The evidence disclosed that on Sunday morning, August 9, 1953, appellant drove his two-door sedan automobile from Altheimer, Arkansas, to Pastoria, Arkansas, carrying five other passengers. After remaining in Pastoria a few hours, the group started back. Deceased, who had come to Pastoria in another car, wanted to ride back with them, and though there were protestations that the car would be too crowded, he did get into the back seat. After driving a short way, appellant complained that he would be arrested by the police for overloading the car. Appellant stopped the car; deceased got out, walked around to the driver’s side, opened the door, and attempted to pull appellant from the car. The defense witnesses testified that deceased had a knife out and tried to use it on appellant, while the State’s witnesses insist that there was no knife involved in the fracas. The deceased was restrained by the other passengers, and appellant drove off leaving deceased and two others in the road.

The shooting occurred later that day in the Busy Bee Cafe in Altheimer, and the testimony as to what happened there is in sharp conflict.
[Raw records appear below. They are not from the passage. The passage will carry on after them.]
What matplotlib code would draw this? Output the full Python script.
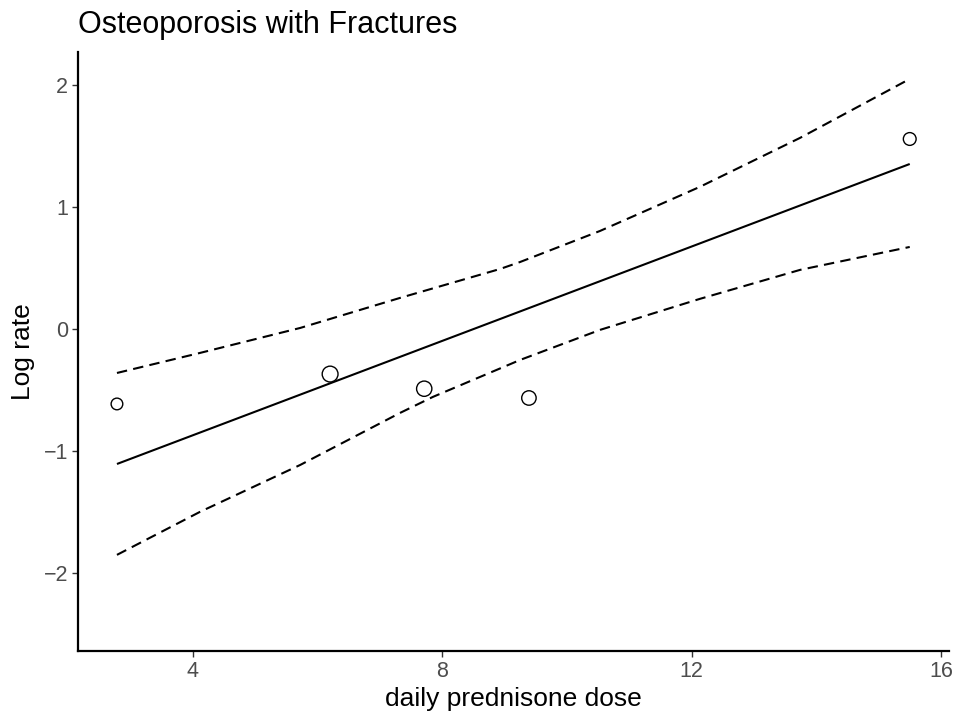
import matplotlib
matplotlib.use("Agg")
import matplotlib.pyplot as plt

# data
dose = [2.78, 6.20, 7.71, 9.39, 15.50]
log_rate = [-0.615, -0.37, -0.49, -0.566, 1.557]
marker_diam_pt = [8.4, 11.4, 11.0, 10.4, 9.2]

fit_x = [2.78, 15.50]
fit_y = [-1.107, 1.352]

upper_x = [2.78, 4.11, 5.72, 7.32, 8.93, 9.25, 10.53, 12.13, 13.74, 15.50]
upper_y = [-0.361, -0.197, 0.008, 0.254, 0.492, 0.549, 0.803, 1.164, 1.566, 2.049]

lower_x = [2.78, 4.11, 5.72, 7.32, 7.85, 9.25, 10.53, 12.13, 13.74, 15.50]
lower_y = [-1.852, -1.500, -1.115, -0.689, -0.557, -0.254, -0.008, 0.246, 0.484, 0.672]

xticks = [4, 8, 12, 16]
yticks = [-2, -1, 0, 1, 2]
ytick_labels = ["\u22122", "\u22121", "0", "1", "2"]

plt.rcParams['font.family'] = ['Liberation Sans', 'DejaVu Sans']

fig = plt.figure(figsize=(9.56, 7.2), dpi=100)
ax = fig.add_axes([78/956, 69/720, (949-78)/956, (651-52)/720])

ax.plot(fit_x, fit_y, color='black', lw=1.5, solid_capstyle='butt')
ax.plot(upper_x, upper_y, color='black', lw=1.5, dashes=(5, 3))
ax.plot(lower_x, lower_y, color='black', lw=1.5, dashes=(5, 3))
ax.scatter(dose, log_rate, s=[d**2 for d in marker_diam_pt], facecolors='white',
           edgecolors='black', linewidths=1.0, zorder=3)

ax.set_xlim(2.155, 16.13)
ax.set_ylim(-2.64, 2.27)
ax.set_xticks(xticks)
ax.set_xticklabels([str(t) for t in xticks])
ax.set_yticks(yticks)
ax.set_yticklabels(ytick_labels)

for s in ['top', 'right']:
    ax.spines[s].set_visible(False)
for s in ['left', 'bottom']:
    ax.spines[s].set_linewidth(1.6)
    ax.spines[s].set_color('black')

ax.tick_params(axis='both', length=4.5, width=1.0, color='#333333',
               labelsize=15.5, labelcolor='#4D4D4D', pad=2.5)

ax.set_xlabel('daily prednisone dose', fontsize=19, labelpad=4)
ax.set_ylabel('Log rate', fontsize=19, labelpad=6)
fig.text(78/956, 1 - 33/720, 'Osteoporosis with Fractures', fontsize=22,
         ha='left', va='baseline')

fig.savefig('out.png', dpi=100)
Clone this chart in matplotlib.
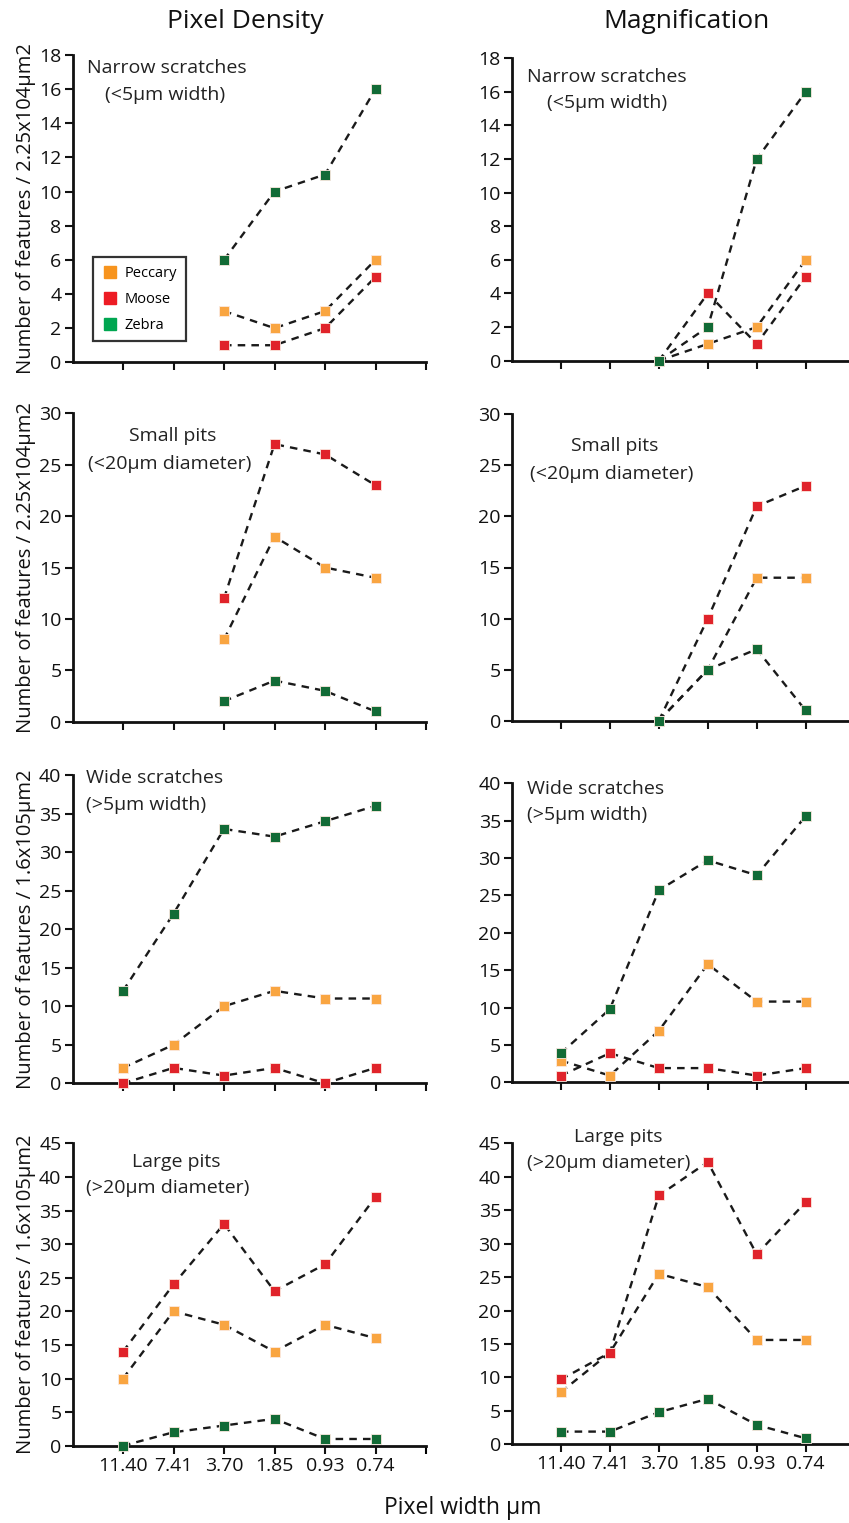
import numpy as np
import matplotlib
matplotlib.use("Agg")
import matplotlib.pyplot as plt
from matplotlib.lines import Line2D

plt.rcParams['font.family'] = ['Open Sans', 'DejaVu Sans']

# ---------------- data ----------------
pixel_widths = ["11.40", "7.41", "3.70", "1.85", "0.93", "0.74"]
species = ["Peccary", "Moose", "Zebra"]
nan = np.nan

# Pixel Density column
pd_narrow_peccary = [nan, nan, 3, 2, 3, 6]
pd_narrow_moose   = [nan, nan, 1, 1, 2, 5]
pd_narrow_zebra   = [nan, nan, 6, 10, 11, 16]

pd_small_peccary = [nan, nan, 8, 18, 15, 14]
pd_small_moose   = [nan, nan, 12, 27, 26, 23]
pd_small_zebra   = [nan, nan, 2, 4, 3, 1]

pd_wide_peccary = [2, 5, 10, 12, 11, 11]
pd_wide_moose   = [0, 2, 1, 2, 0, 2]
pd_wide_zebra   = [12, 22, 33, 32, 34, 36]

pd_large_peccary = [10, 20, 18, 14, 18, 16]
pd_large_moose   = [14, 24, 33, 23, 27, 37]
pd_large_zebra   = [0, 2, 3, 4, 1, 1]

# Magnification column
mg_narrow_peccary = [nan, nan, 0, 1, 2, 6]
mg_narrow_moose   = [nan, nan, 0, 4, 1, 5]
mg_narrow_zebra   = [nan, nan, 0, 2, 12, 16]

mg_small_peccary = [nan, nan, 0, 5, 14, 14]
mg_small_moose   = [nan, nan, 0, 10, 21, 23]
mg_small_zebra   = [nan, nan, 0, 5, 7, 1]

mg_wide_peccary = [2.9, 0.9, 6.9, 15.8, 10.8, 10.8]
mg_wide_moose   = [0.9, 3.9, 1.9, 1.9, 0.9, 1.9]
mg_wide_zebra   = [3.9, 9.8, 25.7, 29.7, 27.7, 35.6]

mg_large_peccary = [7.8, 13.7, 25.5, 23.5, 15.6, 15.6]
mg_large_moose   = [9.7, 13.7, 37.2, 42.2, 28.4, 36.2]
mg_large_zebra   = [1.9, 1.9, 4.8, 6.8, 2.9, 0.9]

ymax = [18, 30, 40, 45]
ystep = [2, 5, 5, 5]
ylabels = ["Number of features / 2.25x104μm2", "Number of features / 2.25x104μm2",
           "Number of features / 1.6x105μm2", "Number of features / 1.6x105μm2"]

# ---------------- styling ----------------
W, H = 849, 1523
col_marker = {"Peccary": "#F9A541", "Moose": "#E0232A", "Zebra": "#126B36"}
col_legend = {"Peccary": "#F7941E", "Moose": "#ED1C24", "Zebra": "#00A651"}

fig = plt.figure(figsize=(W / 100, H / 100), dpi=100)

def fr(x0, y_bottom, x1, y_top):
    return [x0 / W, 1 - y_bottom / H, (x1 - x0) / W, (y_bottom - y_top) / H]

rects_left = [fr(72.5, 362.3, 426, 55), fr(72.5, 721.7, 426, 413.3),
              fr(72.5, 1083.3, 426, 775), fr(72.5, 1445.7, 426, 1143.3)]
rects_right = [fr(512, 360.7, 854.6, 58.3), fr(512, 720.7, 854.6, 414.3),
               fr(512, 1082.3, 854.6, 783.3), fr(512, 1444.3, 854.6, 1143.3)]

pd_data = [(pd_narrow_peccary, pd_narrow_moose, pd_narrow_zebra),
           (pd_small_peccary, pd_small_moose, pd_small_zebra),
           (pd_wide_peccary, pd_wide_moose, pd_wide_zebra),
           (pd_large_peccary, pd_large_moose, pd_large_zebra)]
mg_data = [(mg_narrow_peccary, mg_narrow_moose, mg_narrow_zebra),
           (mg_small_peccary, mg_small_moose, mg_small_zebra),
           (mg_wide_peccary, mg_wide_moose, mg_wide_zebra),
           (mg_large_peccary, mg_large_moose, mg_large_zebra)]

x = np.arange(1, len(pixel_widths) + 1)

def draw(ax, data, row, is_left):
    for sp, vals in zip(species, data):
        v = np.array(vals, dtype=float)
        m = ~np.isnan(v)
        ax.plot(x[m], v[m], color="#1a1a1a", lw=1.7, ls=(0, (3.2, 2.6)),
                zorder=2, clip_on=False)
    for sp, vals in zip(species, data):
        v = np.array(vals, dtype=float)
        m = ~np.isnan(v)
        ax.plot(x[m], v[m], ls="none", marker="s", ms=7.2, mfc=col_marker[sp],
                mec="#fbe9e0", mew=0.6, zorder=3, clip_on=False)
    ax.set_xlim(0, 7)
    ax.set_ylim(0, ymax[row])
    ax.set_yticks(np.arange(0, ymax[row] + 0.1, ystep[row]))
    ax.set_xticks(np.arange(1, 8))
    if row == 3:
        ax.set_xticks(x)
        ax.set_xticklabels(pixel_widths, fontsize=13.5)
        ax.set_xticks([7], minor=True)
        ax.tick_params(axis='x', which='minor', direction='out', length=6, width=1.5)
    else:
        ax.set_xticklabels([])
    ax.tick_params(axis='both', which='major', direction='out', length=6, width=1.5,
                   labelsize=14, pad=2, colors='#111111')
    for s in ("top", "right"):
        ax.spines[s].set_visible(False)
    for s in ("left", "bottom"):
        ax.spines[s].set_linewidth(2)
        ax.spines[s].set_color("#111111")
    ax.patch.set_alpha(0)
    if is_left:
        ax.set_ylabel(ylabels[row], fontsize=14.5, labelpad=2, color='#111111')

for row in range(4):
    axl = fig.add_axes(rects_left[row])
    draw(axl, pd_data[row], row, True)
    axr = fig.add_axes(rects_right[row])
    draw(axr, mg_data[row], row, False)
    if row == 0:
        handles = [Line2D([], [], ls="none", marker="s", ms=8, mfc=col_legend[s],
                          mec=col_legend[s]) for s in species]
        leg = axl.legend(handles, species, loc="upper left",
                         bbox_to_anchor=((92.5 - 72.5) / (426 - 72.5), (362.3 - 257) / (362.3 - 55)),
                         fontsize=10.5, frameon=True, fancybox=False, borderpad=0.6,
                         handletextpad=0.4, labelspacing=0.75, handlelength=1.2,
                         borderaxespad=0)
        leg.get_frame().set_edgecolor("black")
        leg.get_frame().set_linewidth(1.6)

def ftext(px, py, s, ha="center", size=14):
    fig.text(px / W, 1 - py / H, s, ha=ha, va="center", fontsize=size, color="#222222")

# panel annotations
ftext(167, 68, "Narrow scratches"); ftext(165, 95, "(<5μm width)")
ftext(607, 77, "Narrow scratches"); ftext(607, 103, "(<5μm width)")
ftext(173, 436, "Small pits"); ftext(170, 464, "(<20μm diameter)")
ftext(615, 446, "Small pits"); ftext(612, 474, "(<20μm diameter)")
ftext(86, 778, "Wide scratches", ha="left"); ftext(86, 805, "(>5μm width)", ha="left")
ftext(527, 789, "Wide scratches", ha="left"); ftext(527, 815, "(>5μm width)", ha="left")
ftext(176, 1162, "Large pits"); ftext(168, 1188, "(>20μm diameter)")
ftext(618, 1137, "Large pits"); ftext(609, 1163, "(>20μm diameter)")

# column titles and x label
fig.text(245.5 / W, 1 - 21 / H, "Pixel Density", ha="center", va="center", fontsize=19, color="#111111")
fig.text(687 / W, 1 - 21 / H, "Magnification", ha="center", va="center", fontsize=19, color="#111111")
fig.text(463 / W, 1 - 1508 / H, "Pixel width μm", ha="center", va="center", fontsize=16.5, color="#111111")

fig.savefig("out.png", dpi=100, facecolor="white")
Defense witnesses testified that appellant was in the cafe inquiring about his watch, which had apparently been lost in the earlier scuffle, and that deceased came in afterwards. They stated that appellant started backing from him toward the door, and that deceased advanced on him with his hands in his pockets, a position which suggested to appellant that deceased was preparing to pull a knife.

Opposed to this testimony, Lee Withers, a witness for the State, testified that deceased was already in *389the cafe when appellant entered, and that the shooting occurred immediately upon appellant’s entrance. Neither defense nor State witnesses testified to hearing any argument preceding the shooting, and no one saw a knife either in deceased’s hand or about his body, though no one searched his pockets.

Appellant argues that even when considered in the light most favorable to the verdict the foregoing evidence is insufficient to show the malice, premeditation and deliberation required by Ark. Stats. § 41-2205 for a conviction of first degree murder.

It is a rule of long standing and repeated application in this state that when the homicide is without provocation and done with a deadly weapon, the law will imply malice. McAdams v. State, 25 Ark. 405; Wooten v. State, 220 Ark. 755, 249 S. W. 2d 968. Here, the lethal character of the weapon is unquestioned. When this fact is considered with the evidence that no argument or threats preceded the shooting, and that appellant began shooting immediately upon entering the cafe, the July’s finding of malice on the part of appellant was amply sustained.

The requirement of premeditation and deliberation presents a more difficult problem, for this court has held that these two elements of first degree murder will not be inferred or presumed from the mere fact alone that the killing was done with a deadly weapon. Weldon v. State, 168 Ark. 534, 270 S. W. 968. However, recognizing the difficulty of establishing by proof the existence of a mental process and a state of mind, this court has approved the rule that premeditation and deliberation may be inferred as a matter of fact from the circumstances of the case, such as the character of the weapons used, the nature of the wounds inflicted, and the accused’s acts, conduct, and language. Bramlett v. State, 202 Ark. 1165, 156 S. W. 2d 226. According to the evidence adduced by the State in the case at bar, appellant had had trouble with deceased earlier in the day and had lost a watch which he prized very *390highly in the struggle. He then procured a loaded .32 calibre pistol and proceeded to a crowded cafe on Sunday afternoon in search of the deceased. Immediately upon entering the cafe he began shooting and killed the deceased. This testimony was sufficient to warrant the court in submitting to the jury the question of whether or not the appellant acted with premeditation and deliberation when he killed Henry Allen and the jury’s finding on this issue is conclusive.

Appellant also argues that his plea of self-defense was fully established and that-deceased was the aggressor at the time of the shooting. In this connection it is contended that certain witnesses for appellant were in a better position than Lee Withers to observe what occurred at the time of the shooting. Under our system of jurisprudence these were matters within the exclusive province of the jury. Since there was a sharp dispute in the testimony as to what occurred immediately preceding the shooting, it was for the jury as the sole judges of the credibility of the witnesses to determine the verity and weight to be given the testimony. The law of self-defense and other issues were presented to the jury under instructions which have been repeatedly approved by this court.

The record presents no reversible érror, and the judgment is affirmed.